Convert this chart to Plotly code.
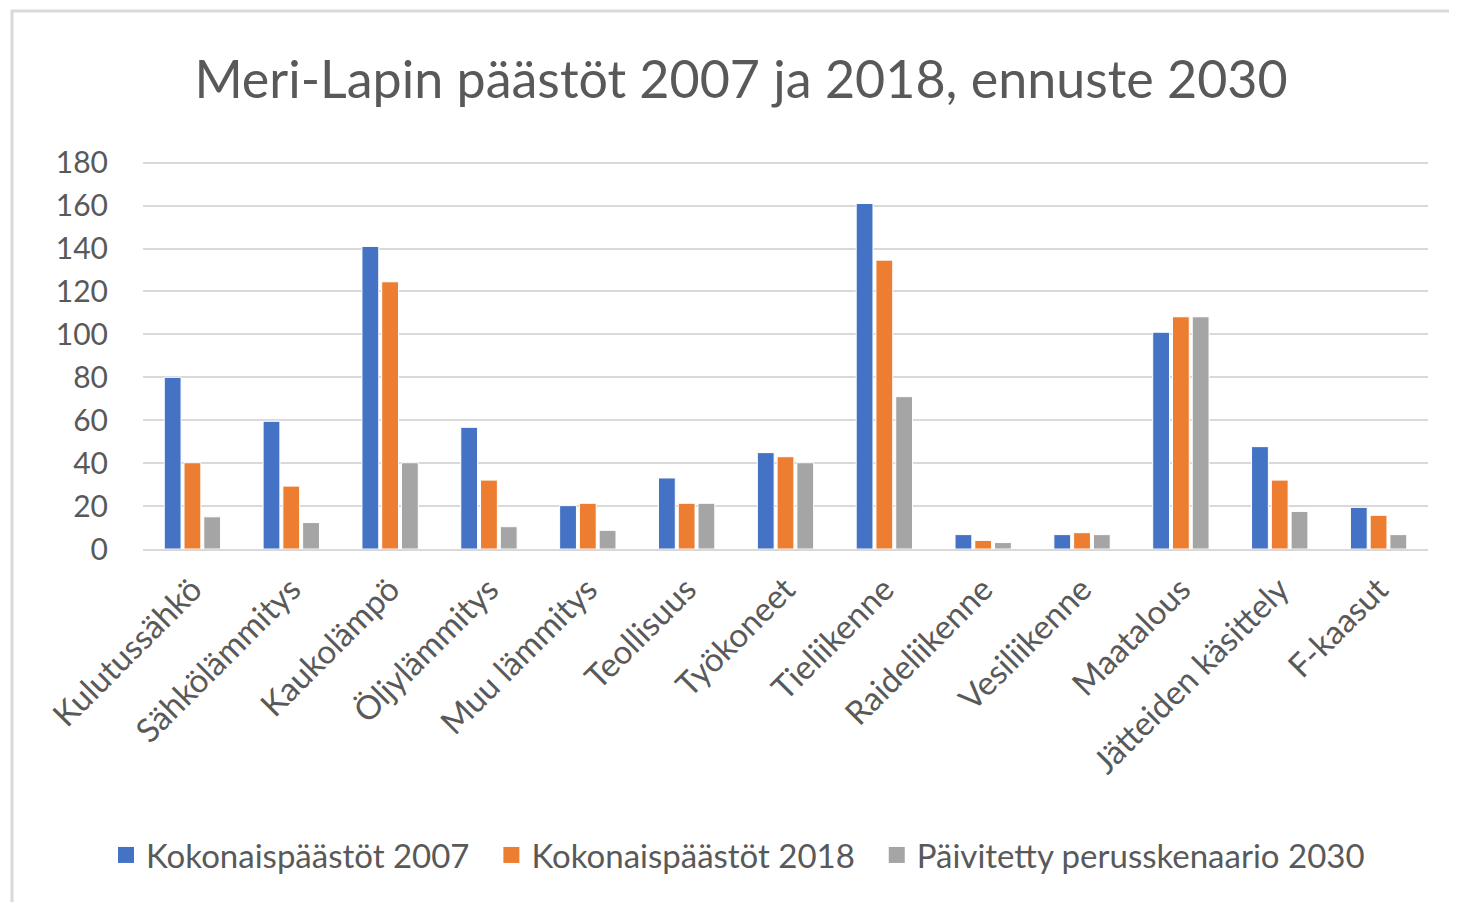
import plotly.graph_objects as go

categories = ["Kulutussähkö", "Sähkölämmitys", "Kaukolämpö", "Öljylämmitys", "Muu lämmitys",
              "Teollisuus", "Työkoneet", "Tieliikenne", "Raideliikenne", "Vesiliikenne",
              "Maatalous", "Jätteiden käsittely", "F-kaasut"]
series_names = ["Kokonaispäästöt 2007", "Kokonaispäästöt 2018", "Päivitetty perusskenaario 2030"]
values_2007 = [80, 59.5, 141, 56.7, 20.2, 33.1, 44.9, 161, 6.7, 6.7, 101, 47.7, 19.4]
values_2018 = [40.2, 29.3, 124.5, 32.1, 21.3, 21.3, 43.0, 134.6, 4.0, 7.6, 108.2, 32.1, 15.7]
values_2030 = [15, 12.3, 40.2, 10.4, 8.7, 21.3, 40.2, 71.0, 3.0, 6.7, 108.2, 17.5, 6.7]
y_ticks = [0, 20, 40, 60, 80, 100, 120, 140, 160, 180]
colors = ["#4472C4", "#ED7D31", "#A5A5A5"]

FONT = "Lato"
TXT = "#595959"

# page has an 8px body margin; figure sized to fit inside the window
OFF = 8
W, H = 1457 - 2 * OFF, 910 - 2 * OFF
L, R, T, B = 135, 21, 153, 353
pw, ph = W - L - R, H - T - B
Y_TOP = ph * 180 / 386.3

def px_x(p):  # reference page pixel -> paper x
    return (p - OFF - L) / pw

def px_y(p):  # reference page pixel -> paper y
    return (H - B - (p - OFF)) / ph

fig = go.Figure()
for name, vals, col in zip(series_names, [values_2007, values_2018, values_2030], colors):
    fig.add_trace(go.Bar(x=categories, y=vals, name=name, showlegend=False,
                         marker=dict(color=col, line=dict(color="white", width=1))))
PAD = "\u00a0\u00a0"
for i, (name, col) in enumerate(zip(series_names, colors)):
    label = name + (PAD if i < len(series_names) - 1 else "")
    fig.add_trace(go.Scatter(x=[None], y=[None], mode="markers", name=label,
                             marker=dict(symbol="square", size=20, color=col)))

fig.update_layout(
    width=W, height=H,
    margin=dict(l=L, r=R, t=T, b=B, autoexpand=False),
    paper_bgcolor="white", plot_bgcolor="white",
    font=dict(family=FONT, color=TXT, size=30),
    title=dict(text="Meri-Lapin päästöt 2007 ja 2018, ennuste 2030",
               x=(741 - OFF) / W, xanchor="center", xref="container",
               y=1 - (80 - OFF) / H, yanchor="middle", yref="container",
               font=dict(family=FONT, size=52, color=TXT)),
    barmode="group", bargap=0.4, bargroupgap=0.15,
    showlegend=True,
    legend=dict(orientation="h", x=px_x(106), xref="paper", xanchor="left",
                y=px_y(855), yref="paper", yanchor="middle",
                font=dict(family=FONT, size=33, color=TXT),
                traceorder="normal", bgcolor="rgba(0,0,0,0)"),
    xaxis=dict(tickangle=-45, showgrid=False, showline=True, linecolor="#D9D9D9", linewidth=2,
               ticks="", tickmode="array", tickvals=categories, ticktext=categories,
               ticklabelstandoff=6,
               tickfont=dict(family=FONT, size=33, color=TXT)),
    yaxis=dict(range=[0, Y_TOP], tickvals=y_ticks, showgrid=True, gridcolor="#D9D9D9", gridwidth=2,
               zeroline=False, showline=False, ticks="", ticklabelstandoff=34,
               tickfont=dict(family=FONT, size=30, color=TXT)),
    shapes=[dict(type="rect", xref="paper", yref="paper",
                 x0=px_x(12), x1=px_x(1475), y0=px_y(930), y1=px_y(11),
                 line=dict(color="#D9D9D9", width=3), fillcolor="rgba(0,0,0,0)", layer="below")],
)

fig.write_html("out.html")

= EXERCISE BRIEF =
All of the material above needs to be restated exactly, with no pictures.

= SOLUTION TO THE EXERCISE =
Convert this chart to Plotly code.
import plotly.graph_objects as go

categories = ["Kulutussähkö", "Sähkölämmitys", "Kaukolämpö", "Öljylämmitys", "Muu lämmitys",
              "Teollisuus", "Työkoneet", "Tieliikenne", "Raideliikenne", "Vesiliikenne",
              "Maatalous", "Jätteiden käsittely", "F-kaasut"]
series_names = ["Kokonaispäästöt 2007", "Kokonaispäästöt 2018", "Päivitetty perusskenaario 2030"]
values_2007 = [80, 59.5, 141, 56.7, 20.2, 33.1, 44.9, 161, 6.7, 6.7, 101, 47.7, 19.4]
values_2018 = [40.2, 29.3, 124.5, 32.1, 21.3, 21.3, 43.0, 134.6, 4.0, 7.6, 108.2, 32.1, 15.7]
values_2030 = [15, 12.3, 40.2, 10.4, 8.7, 21.3, 40.2, 71.0, 3.0, 6.7, 108.2, 17.5, 6.7]
y_ticks = [0, 20, 40, 60, 80, 100, 120, 140, 160, 180]
colors = ["#4472C4", "#ED7D31", "#A5A5A5"]

FONT = "Lato"
TXT = "#595959"

# page has an 8px body margin; figure sized to fit inside the window
OFF = 8
W, H = 1457 - 2 * OFF, 910 - 2 * OFF
L, R, T, B = 135, 21, 153, 353
pw, ph = W - L - R, H - T - B
Y_TOP = ph * 180 / 386.3

def px_x(p):  # reference page pixel -> paper x
    return (p - OFF - L) / pw

def px_y(p):  # reference page pixel -> paper y
    return (H - B - (p - OFF)) / ph

fig = go.Figure()
for name, vals, col in zip(series_names, [values_2007, values_2018, values_2030], colors):
    fig.add_trace(go.Bar(x=categories, y=vals, name=name, showlegend=False,
                         marker=dict(color=col, line=dict(color="white", width=1))))
PAD = "\u00a0\u00a0"
for i, (name, col) in enumerate(zip(series_names, colors)):
    label = name + (PAD if i < len(series_names) - 1 else "")
    fig.add_trace(go.Scatter(x=[None], y=[None], mode="markers", name=label,
                             marker=dict(symbol="square", size=20, color=col)))

fig.update_layout(
    width=W, height=H,
    margin=dict(l=L, r=R, t=T, b=B, autoexpand=False),
    paper_bgcolor="white", plot_bgcolor="white",
    font=dict(family=FONT, color=TXT, size=30),
    title=dict(text="Meri-Lapin päästöt 2007 ja 2018, ennuste 2030",
               x=(741 - OFF) / W, xanchor="center", xref="container",
               y=1 - (80 - OFF) / H, yanchor="middle", yref="container",
               font=dict(family=FONT, size=52, color=TXT)),
    barmode="group", bargap=0.4, bargroupgap=0.15,
    showlegend=True,
    legend=dict(orientation="h", x=px_x(106), xref="paper", xanchor="left",
                y=px_y(855), yref="paper", yanchor="middle",
                font=dict(family=FONT, size=33, color=TXT),
                traceorder="normal", bgcolor="rgba(0,0,0,0)"),
    xaxis=dict(tickangle=-45, showgrid=False, showline=True, linecolor="#D9D9D9", linewidth=2,
               ticks="", tickmode="array", tickvals=categories, ticktext=categories,
               ticklabelstandoff=6,
               tickfont=dict(family=FONT, size=33, color=TXT)),
    yaxis=dict(range=[0, Y_TOP], tickvals=y_ticks, showgrid=True, gridcolor="#D9D9D9", gridwidth=2,
               zeroline=False, showline=False, ticks="", ticklabelstandoff=34,
               tickfont=dict(family=FONT, size=30, color=TXT)),
    shapes=[dict(type="rect", xref="paper", yref="paper",
                 x0=px_x(12), x1=px_x(1475), y0=px_y(930), y1=px_y(11),
                 line=dict(color="#D9D9D9", width=3), fillcolor="rgba(0,0,0,0)", layer="below")],
)

fig.write_html("out.html")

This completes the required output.